1. Si le but est de générer du volume additionnel, il faudra s’assurer que l’augmentation de volume fera plus que compenser la dilution et la cannibalisation. Et même significativement plus car à Chiffre d’Affaire constant, faire plus de volume induit des coûts variables généralement peu pris en compte (ménage, électricité, travail de back office en paramétrage de l’offre, coût de communication, etc.).

2. Les analyses doivent être réalisées pour estimer quel volume est habituellement généré sans Offre Spéciale sur un périmètre comparable (en termes de période de vente et de période de séjour). Simuler une baisse tarifaire permettra d’estimer le volume cible qui permettra de compenser la baisse de prix et servira de base pour se donner un objectif de ventes. L’habillage de l’Offre Spéciale (remise en valeur, en pourcentage, prix barré, nuit gratuite…) peut être différente selon le type de client, le positionnement de la marque, le canal de vente et dépend des spécificités de chaque marché.

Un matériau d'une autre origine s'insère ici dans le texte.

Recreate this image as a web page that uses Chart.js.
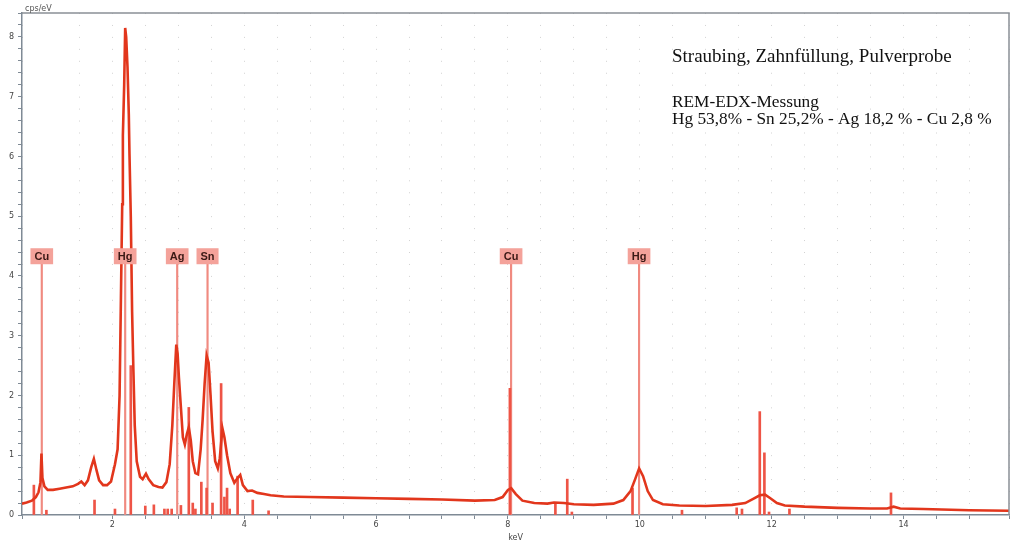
<!DOCTYPE html>
<html>
<head>
<meta charset="utf-8">
<script src="https://cdn.jsdelivr.net/npm/chart.js@4.4.1/dist/chart.umd.min.js"></script>
<style>
    body { margin: 0; background: #ffffff; }
    #wrap { width: 1016px; height: 545px; position: relative; }
</style>
</head>
<body>
<div id="wrap"><canvas id="edxChart"></canvas></div>
<script>
// Spectrum (keV / cps per eV)
const spectrumKeV = [0.63, 0.70, 0.78, 0.84, 0.88, 0.91, 0.925, 0.94, 0.97, 1.02, 1.10, 1.20, 1.30, 1.40, 1.48, 1.53, 1.58, 1.63, 1.68, 1.72, 1.76, 1.80, 1.86, 1.92, 1.98, 2.04, 2.08, 2.11, 2.13, 2.15, 2.16, 2.18, 2.195, 2.21, 2.23, 2.25, 2.26, 2.28, 2.30, 2.32, 2.34, 2.37, 2.42, 2.46, 2.51, 2.55, 2.62, 2.70, 2.76, 2.82, 2.87, 2.91, 2.94, 2.97, 2.99, 3.01, 3.04, 3.07, 3.10, 3.13, 3.16, 3.19, 3.22, 3.26, 3.30, 3.34, 3.37, 3.40, 3.43, 3.46, 3.49, 3.52, 3.56, 3.60, 3.63, 3.67, 3.70, 3.74, 3.79, 3.85, 3.90, 3.94, 3.98, 4.05, 4.12, 4.20, 4.30, 4.40, 4.60, 5.0, 5.5, 6.0, 6.5, 7.0, 7.5, 7.8, 7.92, 8.0, 8.05, 8.12, 8.22, 8.4, 8.6, 8.7, 8.85, 9.0, 9.3, 9.6, 9.75, 9.86, 9.93, 9.99, 10.05, 10.12, 10.2, 10.35, 10.6, 11.0, 11.4, 11.6, 11.72, 11.82, 11.9, 11.98, 12.08, 12.2, 12.5, 13.0, 13.5, 13.75, 13.85, 13.95, 14.3, 15.0, 15.6];
const spectrumCps = [0.19, 0.21, 0.24, 0.30, 0.38, 0.55, 1.03, 0.62, 0.48, 0.42, 0.42, 0.44, 0.46, 0.48, 0.52, 0.56, 0.50, 0.58, 0.80, 0.94, 0.75, 0.58, 0.50, 0.50, 0.56, 0.85, 1.10, 2.0, 3.6, 5.2, 6.35, 7.2, 8.15, 8.0, 7.5, 6.7, 6.05, 5.0, 3.4, 2.4, 1.5, 0.9, 0.64, 0.6, 0.69, 0.6, 0.5, 0.47, 0.46, 0.55, 0.85, 1.5, 2.2, 2.85, 2.7, 2.3, 1.8, 1.3, 1.18, 1.35, 1.47, 1.25, 0.9, 0.7, 0.68, 1.1, 1.6, 2.2, 2.67, 2.55, 2.0, 1.4, 0.9, 0.78, 0.95, 1.45, 1.3, 1.0, 0.7, 0.54, 0.62, 0.67, 0.5, 0.40, 0.41, 0.37, 0.35, 0.33, 0.31, 0.30, 0.29, 0.28, 0.27, 0.26, 0.24, 0.25, 0.30, 0.42, 0.45, 0.35, 0.24, 0.20, 0.19, 0.21, 0.20, 0.18, 0.17, 0.19, 0.25, 0.40, 0.60, 0.78, 0.65, 0.40, 0.25, 0.18, 0.16, 0.15, 0.17, 0.20, 0.27, 0.33, 0.34, 0.28, 0.20, 0.16, 0.14, 0.12, 0.11, 0.11, 0.14, 0.11, 0.10, 0.08, 0.07];

// Reference line bars
const refLineKeV = [0.81, 1.0, 1.73, 2.04, 2.28, 2.50, 2.63, 2.79, 2.84, 2.90, 3.04, 3.16, 3.22, 3.26, 3.35, 3.43, 3.52, 3.65, 3.70, 3.74, 3.78, 3.90, 4.13, 4.37, 8.03, 8.72, 8.90, 8.97, 9.89, 10.64, 11.47, 11.55, 11.82, 11.89, 11.96, 12.27, 13.81];
const refLineCps = [0.5, 0.08, 0.25, 0.1, 2.5, 0.15, 0.17, 0.1, 0.1, 0.1, 0.16, 1.8, 0.2, 0.1, 0.55, 0.45, 0.2, 2.2, 0.3, 0.45, 0.1, 0.65, 0.25, 0.07, 2.12, 0.2, 0.6, 0.05, 0.45, 0.08, 0.12, 0.1, 1.73, 1.04, 0.05, 0.1, 0.37];

// Element markers
const elementNames = ["Cu", "Hg", "Ag", "Sn", "Cu", "Hg"];
const elementKeV = [0.93, 2.195, 2.984, 3.444, 8.048, 9.989];
const markerTop = 4.2;
const labelLevel = 4.33;

// Axis labels
const xTickLabels = [2, 4, 6, 8, 10, 12, 14];
const yTickLabels = [0, 1, 2, 3, 4, 5, 6, 7, 8];

const noteLines = [
    "Straubing, Zahnfüllung, Pulverprobe",
    "REM-EDX-Messung",
    "Hg 53,8% - Sn 25,2% - Ag 18,2 % - Cu 2,8 %"
];

// Frame, element boxes and text notes
const extrasPlugin = {
    id: "extras",
    afterDatasetsDraw(chart) {
        const { ctx, chartArea: a, scales: { x, y } } = chart;
        ctx.save();

        // top and right frame
        ctx.strokeStyle = "#8b9096";
        ctx.lineWidth = 1.5;
        ctx.beginPath();
        ctx.moveTo(a.left, a.top);
        ctx.lineTo(a.right, a.top);
        ctx.lineTo(a.right, a.bottom);
        ctx.stroke();

        // element label boxes
        ctx.font = "bold 11px 'Liberation Sans', Arial, sans-serif";
        ctx.textAlign = "center";
        ctx.textBaseline = "middle";
        elementNames.forEach((name, i) => {
            const px = x.getPixelForValue(elementKeV[i]);
            const py = y.getPixelForValue(labelLevel);
            const w = ctx.measureText(name).width + 8;
            ctx.fillStyle = "#f4a29a";
            ctx.fillRect(px - w / 2, py - 8, w, 16);
            ctx.fillStyle = "#3a1915";
            ctx.fillText(name, px, py + 1);
        });

        // unit label top left
        ctx.font = "8px 'DejaVu Sans', sans-serif";
        ctx.fillStyle = "#555";
        ctx.textAlign = "left";
        ctx.textBaseline = "alphabetic";
        ctx.fillText("cps/eV", a.left + 3, a.top - 2);

        // sample notes
        ctx.fillStyle = "#111";
        ctx.font = "19px 'Liberation Serif', 'Times New Roman', serif";
        ctx.fillText(noteLines[0], 672, 62);
        ctx.font = "17.3px 'Liberation Serif', 'Times New Roman', serif";
        ctx.fillText(noteLines[1], 672, 107);
        ctx.fillText(noteLines[2], 672, 124);

        ctx.restore();
    }
};

const ctx = document.getElementById("edxChart").getContext("2d");

new Chart(ctx, {
    type: "scatter",
    data: {
        datasets: [
            {
                type: "line",
                label: "Spectrum",
                data: spectrumKeV.map((k, i) => ({ x: k, y: spectrumCps[i] })),
                borderColor: "#e2361c",
                borderWidth: 2.6,
                pointRadius: 0,
                tension: 0,
                order: 0
            },
            {
                type: "bar",
                label: "Lines",
                data: refLineKeV.map((k, i) => ({ x: k, y: refLineCps[i] })),
                backgroundColor: "#ee5446",
                barThickness: 2,
                grouped: false,
                order: 1
            },
            {
                type: "bar",
                label: "Markers",
                data: elementKeV.map(k => ({ x: k, y: markerTop })),
                backgroundColor: "#f08a80",
                barThickness: 1.5,
                grouped: false,
                order: 2
            }
        ]
    },
    options: {
        responsive: true,
        maintainAspectRatio: false,
        animation: false,
        layout: { padding: { top: 13, right: 7, left: 0, bottom: 0 } },
        plugins: {
            legend: { display: false },
            tooltip: { enabled: false }
        },
        scales: {
            x: {
                type: "linear",
                min: 0.63,
                max: 15.6,
                offset: false,
                afterFit: scale => { scale.height = 30; },
                ticks: {
                    stepSize: 0.5,
                    autoSkip: false,
                    maxRotation: 0,
                    padding: 1,
                    color: "#444",
                    font: { family: "'DejaVu Sans', sans-serif", size: 8 },
                    callback: v => xTickLabels.includes(v) ? v : ""
                },
                grid: {
                    color: "#d2d2d2",
                    lineWidth: 1,
                    offset: false,
                    tickLength: 4,
                    tickColor: "#7f8a95"
                },
                border: { color: "#7f8a95", width: 1.5, dash: [1, 10.95] },
                title: {
                    display: true,
                    text: "keV",
                    color: "#444",
                    font: { family: "'DejaVu Sans', sans-serif", size: 8 },
                    padding: { top: 0, bottom: 2 }
                }
            },
            y: {
                min: 0,
                max: 8.4,
                afterFit: scale => { scale.width = 22; },
                ticks: {
                    stepSize: 0.2,
                    autoSkip: false,
                    padding: 4,
                    color: "#444",
                    font: { family: "'DejaVu Sans', sans-serif", size: 8 },
                    callback: v => yTickLabels.some(t => Math.abs(t - v) < 1e-6) ? Math.round(v) : ""
                },
                grid: {
                    drawOnChartArea: false,
                    tickLength: 4,
                    tickColor: "#7f8a95"
                },
                border: { color: "#7f8a95", width: 1.5 }
            }
        }
    },
    plugins: [extrasPlugin]
});
</script>
</body>
</html>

3. Une contre-partie doit être demandée si l’Offre Spéciale est étendue à tous les partenaires de distribution : volume minimum attendu, communication dédiée, newsletter, etc.

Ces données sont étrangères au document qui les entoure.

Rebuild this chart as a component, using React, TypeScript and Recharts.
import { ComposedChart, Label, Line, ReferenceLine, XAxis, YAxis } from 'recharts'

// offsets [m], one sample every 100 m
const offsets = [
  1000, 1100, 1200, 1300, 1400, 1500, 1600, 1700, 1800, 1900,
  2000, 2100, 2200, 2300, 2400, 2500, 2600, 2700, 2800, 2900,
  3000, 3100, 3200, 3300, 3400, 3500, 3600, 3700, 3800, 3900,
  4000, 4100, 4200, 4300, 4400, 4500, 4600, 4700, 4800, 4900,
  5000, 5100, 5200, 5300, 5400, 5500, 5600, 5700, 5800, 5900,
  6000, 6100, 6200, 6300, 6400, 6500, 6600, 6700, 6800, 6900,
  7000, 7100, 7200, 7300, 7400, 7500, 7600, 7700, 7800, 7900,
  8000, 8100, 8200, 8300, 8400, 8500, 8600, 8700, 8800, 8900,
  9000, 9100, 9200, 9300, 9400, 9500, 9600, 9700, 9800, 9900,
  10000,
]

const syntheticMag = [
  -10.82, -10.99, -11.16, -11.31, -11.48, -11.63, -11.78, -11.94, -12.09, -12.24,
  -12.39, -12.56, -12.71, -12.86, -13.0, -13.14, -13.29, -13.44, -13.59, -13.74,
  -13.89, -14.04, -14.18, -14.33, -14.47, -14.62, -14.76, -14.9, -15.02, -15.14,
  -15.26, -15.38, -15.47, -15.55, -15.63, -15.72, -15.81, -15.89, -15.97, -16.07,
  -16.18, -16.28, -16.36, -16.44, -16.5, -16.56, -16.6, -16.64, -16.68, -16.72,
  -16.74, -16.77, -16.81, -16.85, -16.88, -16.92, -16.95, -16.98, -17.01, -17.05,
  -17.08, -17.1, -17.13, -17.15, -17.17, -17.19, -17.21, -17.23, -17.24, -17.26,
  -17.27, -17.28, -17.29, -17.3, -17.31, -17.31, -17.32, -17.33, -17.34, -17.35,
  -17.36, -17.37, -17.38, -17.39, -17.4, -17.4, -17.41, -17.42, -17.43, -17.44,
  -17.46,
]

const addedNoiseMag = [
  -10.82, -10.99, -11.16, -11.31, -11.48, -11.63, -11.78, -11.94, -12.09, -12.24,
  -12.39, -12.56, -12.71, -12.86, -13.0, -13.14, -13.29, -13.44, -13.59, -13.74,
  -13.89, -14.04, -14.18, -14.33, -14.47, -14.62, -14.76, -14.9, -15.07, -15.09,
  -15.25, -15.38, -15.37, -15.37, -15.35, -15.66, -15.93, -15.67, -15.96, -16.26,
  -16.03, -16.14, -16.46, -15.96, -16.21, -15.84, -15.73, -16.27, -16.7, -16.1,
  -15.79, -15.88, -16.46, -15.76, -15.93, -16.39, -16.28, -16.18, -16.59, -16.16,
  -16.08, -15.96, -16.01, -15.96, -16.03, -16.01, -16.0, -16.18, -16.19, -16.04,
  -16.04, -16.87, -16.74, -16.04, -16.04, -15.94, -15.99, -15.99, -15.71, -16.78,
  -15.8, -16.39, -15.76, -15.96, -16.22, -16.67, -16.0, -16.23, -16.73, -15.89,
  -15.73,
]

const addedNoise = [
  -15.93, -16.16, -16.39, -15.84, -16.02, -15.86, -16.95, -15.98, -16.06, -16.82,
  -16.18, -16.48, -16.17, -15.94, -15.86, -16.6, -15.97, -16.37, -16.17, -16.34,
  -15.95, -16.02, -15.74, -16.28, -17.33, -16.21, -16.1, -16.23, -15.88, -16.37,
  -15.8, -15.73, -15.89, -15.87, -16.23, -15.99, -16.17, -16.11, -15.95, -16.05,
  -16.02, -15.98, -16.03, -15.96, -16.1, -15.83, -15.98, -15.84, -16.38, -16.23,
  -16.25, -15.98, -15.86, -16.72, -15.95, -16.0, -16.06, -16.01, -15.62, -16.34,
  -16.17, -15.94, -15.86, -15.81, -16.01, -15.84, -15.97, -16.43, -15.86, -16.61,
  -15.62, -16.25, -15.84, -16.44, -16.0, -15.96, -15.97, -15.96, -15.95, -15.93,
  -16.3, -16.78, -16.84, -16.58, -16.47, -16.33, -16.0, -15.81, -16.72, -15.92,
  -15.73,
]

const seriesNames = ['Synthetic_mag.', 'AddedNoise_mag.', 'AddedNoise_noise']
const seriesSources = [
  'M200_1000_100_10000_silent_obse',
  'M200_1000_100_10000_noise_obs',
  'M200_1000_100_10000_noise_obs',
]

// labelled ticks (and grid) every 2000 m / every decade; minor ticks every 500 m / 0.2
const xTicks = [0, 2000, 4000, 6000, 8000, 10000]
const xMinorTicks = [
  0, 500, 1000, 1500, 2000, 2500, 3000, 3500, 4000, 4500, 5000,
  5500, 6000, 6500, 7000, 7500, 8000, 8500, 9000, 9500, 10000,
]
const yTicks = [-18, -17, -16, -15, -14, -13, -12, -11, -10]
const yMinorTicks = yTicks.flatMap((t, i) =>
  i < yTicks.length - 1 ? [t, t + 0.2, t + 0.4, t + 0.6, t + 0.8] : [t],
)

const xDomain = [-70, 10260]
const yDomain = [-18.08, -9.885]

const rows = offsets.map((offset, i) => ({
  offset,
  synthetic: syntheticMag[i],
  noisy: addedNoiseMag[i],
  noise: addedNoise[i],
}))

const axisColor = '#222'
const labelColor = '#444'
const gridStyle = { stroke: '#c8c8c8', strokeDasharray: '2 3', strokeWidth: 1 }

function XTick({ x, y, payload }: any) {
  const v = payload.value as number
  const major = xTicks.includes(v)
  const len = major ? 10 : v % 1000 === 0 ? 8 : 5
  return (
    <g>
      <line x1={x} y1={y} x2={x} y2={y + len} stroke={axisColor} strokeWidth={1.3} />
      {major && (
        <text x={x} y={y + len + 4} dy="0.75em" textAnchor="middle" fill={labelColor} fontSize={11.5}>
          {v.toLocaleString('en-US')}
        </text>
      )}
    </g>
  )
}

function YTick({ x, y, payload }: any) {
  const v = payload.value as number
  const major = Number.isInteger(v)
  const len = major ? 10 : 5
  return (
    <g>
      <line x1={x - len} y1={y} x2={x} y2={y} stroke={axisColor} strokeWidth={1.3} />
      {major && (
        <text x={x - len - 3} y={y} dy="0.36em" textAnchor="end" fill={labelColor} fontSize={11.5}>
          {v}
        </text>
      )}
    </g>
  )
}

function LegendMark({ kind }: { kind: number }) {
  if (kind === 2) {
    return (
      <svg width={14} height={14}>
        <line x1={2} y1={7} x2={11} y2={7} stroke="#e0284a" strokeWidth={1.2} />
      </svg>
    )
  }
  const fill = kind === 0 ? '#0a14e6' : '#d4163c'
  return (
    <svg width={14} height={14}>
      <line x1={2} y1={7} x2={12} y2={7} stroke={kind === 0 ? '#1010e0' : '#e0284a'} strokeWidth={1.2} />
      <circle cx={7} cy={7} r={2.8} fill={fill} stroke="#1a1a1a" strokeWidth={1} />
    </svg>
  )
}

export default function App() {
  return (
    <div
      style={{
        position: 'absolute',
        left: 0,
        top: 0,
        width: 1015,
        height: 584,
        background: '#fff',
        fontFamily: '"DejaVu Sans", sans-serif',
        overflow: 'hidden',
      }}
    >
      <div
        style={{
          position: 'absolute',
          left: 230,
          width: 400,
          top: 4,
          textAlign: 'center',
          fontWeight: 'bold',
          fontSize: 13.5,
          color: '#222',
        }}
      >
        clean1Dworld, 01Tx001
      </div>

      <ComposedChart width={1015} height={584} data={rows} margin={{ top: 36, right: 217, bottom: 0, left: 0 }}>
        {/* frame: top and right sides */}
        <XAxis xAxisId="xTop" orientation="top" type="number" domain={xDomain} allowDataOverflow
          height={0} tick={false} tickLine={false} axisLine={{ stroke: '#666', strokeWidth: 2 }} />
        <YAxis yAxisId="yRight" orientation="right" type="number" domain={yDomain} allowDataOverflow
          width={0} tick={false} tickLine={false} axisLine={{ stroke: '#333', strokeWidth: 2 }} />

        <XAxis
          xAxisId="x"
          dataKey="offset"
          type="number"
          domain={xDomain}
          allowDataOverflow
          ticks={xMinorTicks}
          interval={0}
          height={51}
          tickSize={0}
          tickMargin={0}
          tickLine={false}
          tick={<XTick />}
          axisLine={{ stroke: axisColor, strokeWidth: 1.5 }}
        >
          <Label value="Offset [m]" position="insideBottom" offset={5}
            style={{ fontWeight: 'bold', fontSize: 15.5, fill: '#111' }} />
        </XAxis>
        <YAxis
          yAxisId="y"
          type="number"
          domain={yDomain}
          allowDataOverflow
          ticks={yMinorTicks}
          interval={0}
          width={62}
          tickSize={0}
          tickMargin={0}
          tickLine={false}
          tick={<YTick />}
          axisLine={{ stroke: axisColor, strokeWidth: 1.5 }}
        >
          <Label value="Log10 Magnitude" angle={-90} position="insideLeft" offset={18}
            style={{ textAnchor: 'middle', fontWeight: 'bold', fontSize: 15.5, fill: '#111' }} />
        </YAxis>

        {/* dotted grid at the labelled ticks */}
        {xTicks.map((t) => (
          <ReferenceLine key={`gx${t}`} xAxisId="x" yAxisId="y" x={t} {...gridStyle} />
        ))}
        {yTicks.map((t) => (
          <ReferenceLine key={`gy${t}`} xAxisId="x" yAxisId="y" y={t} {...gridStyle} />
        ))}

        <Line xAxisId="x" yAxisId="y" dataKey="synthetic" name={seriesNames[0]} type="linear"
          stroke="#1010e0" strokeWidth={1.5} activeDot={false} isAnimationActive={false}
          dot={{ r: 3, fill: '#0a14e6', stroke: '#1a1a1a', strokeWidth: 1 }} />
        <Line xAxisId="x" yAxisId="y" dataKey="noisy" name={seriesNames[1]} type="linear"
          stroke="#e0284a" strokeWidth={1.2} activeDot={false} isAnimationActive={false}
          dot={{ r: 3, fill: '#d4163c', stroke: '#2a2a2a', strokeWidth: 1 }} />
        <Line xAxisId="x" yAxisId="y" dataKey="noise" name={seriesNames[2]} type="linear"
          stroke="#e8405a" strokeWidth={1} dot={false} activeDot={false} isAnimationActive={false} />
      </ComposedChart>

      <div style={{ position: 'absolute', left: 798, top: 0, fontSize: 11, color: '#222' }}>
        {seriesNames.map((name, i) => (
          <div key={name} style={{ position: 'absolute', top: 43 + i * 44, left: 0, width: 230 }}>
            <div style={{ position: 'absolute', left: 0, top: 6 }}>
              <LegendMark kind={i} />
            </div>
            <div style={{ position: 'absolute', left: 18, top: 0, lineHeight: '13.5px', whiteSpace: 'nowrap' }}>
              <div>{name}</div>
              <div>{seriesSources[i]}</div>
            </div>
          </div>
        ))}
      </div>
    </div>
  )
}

4. Enfin, même s’il est trop rare de prendre le temps de mesurer la performance des Offres lancées, ces retours d’expérience permettent d’apprendre sur le comportement client et d’identifier quels sont les mécanismes à renouveler et ceux à oublier. La plupart des opérateurs de tourisme sont dans l’action et ne mesurent pas leurs actions passées, renouvelant leurs erreurs qui entrainent des retards sur le chiffre d’affaires qui déclenchent de nouvelles offres, qui…

Les soldes sont industrielles, mécaniques, récurrentes. Les Offres Spéciales sont en train de suivre la même logique, alimentant sans cesse la machine à perdre.

Elles devraient pourtant rester « spéciales », exceptionnelles et être travaillées avec rigueur et méthode car la plupart d’entre elles détruisent de la valeur.

Pascal Niffoi

Quelques définitions

Dilution : Client qui avait prévu de payer un produit au prix courant, et profite d’une offre spéciale pour s’y glisser et payer moins cher.

Cannibalisation : Client qui avait prévu de se réserver sur un séjour A au prix courant, et profite de l’offre spéciale sur le séjour B pour s’y glisser. L’entreprise ne génère pas de volume additionnel sur ce Client, il le déplace. En terme de revenu, les conséquences sont les mêmes que pour la dilution.

Induction : recrutement de nouveaux Clients grâce à l’offre spéciale. C’est le volume supplémentaire de ventes généré par l’Offre Spéciale.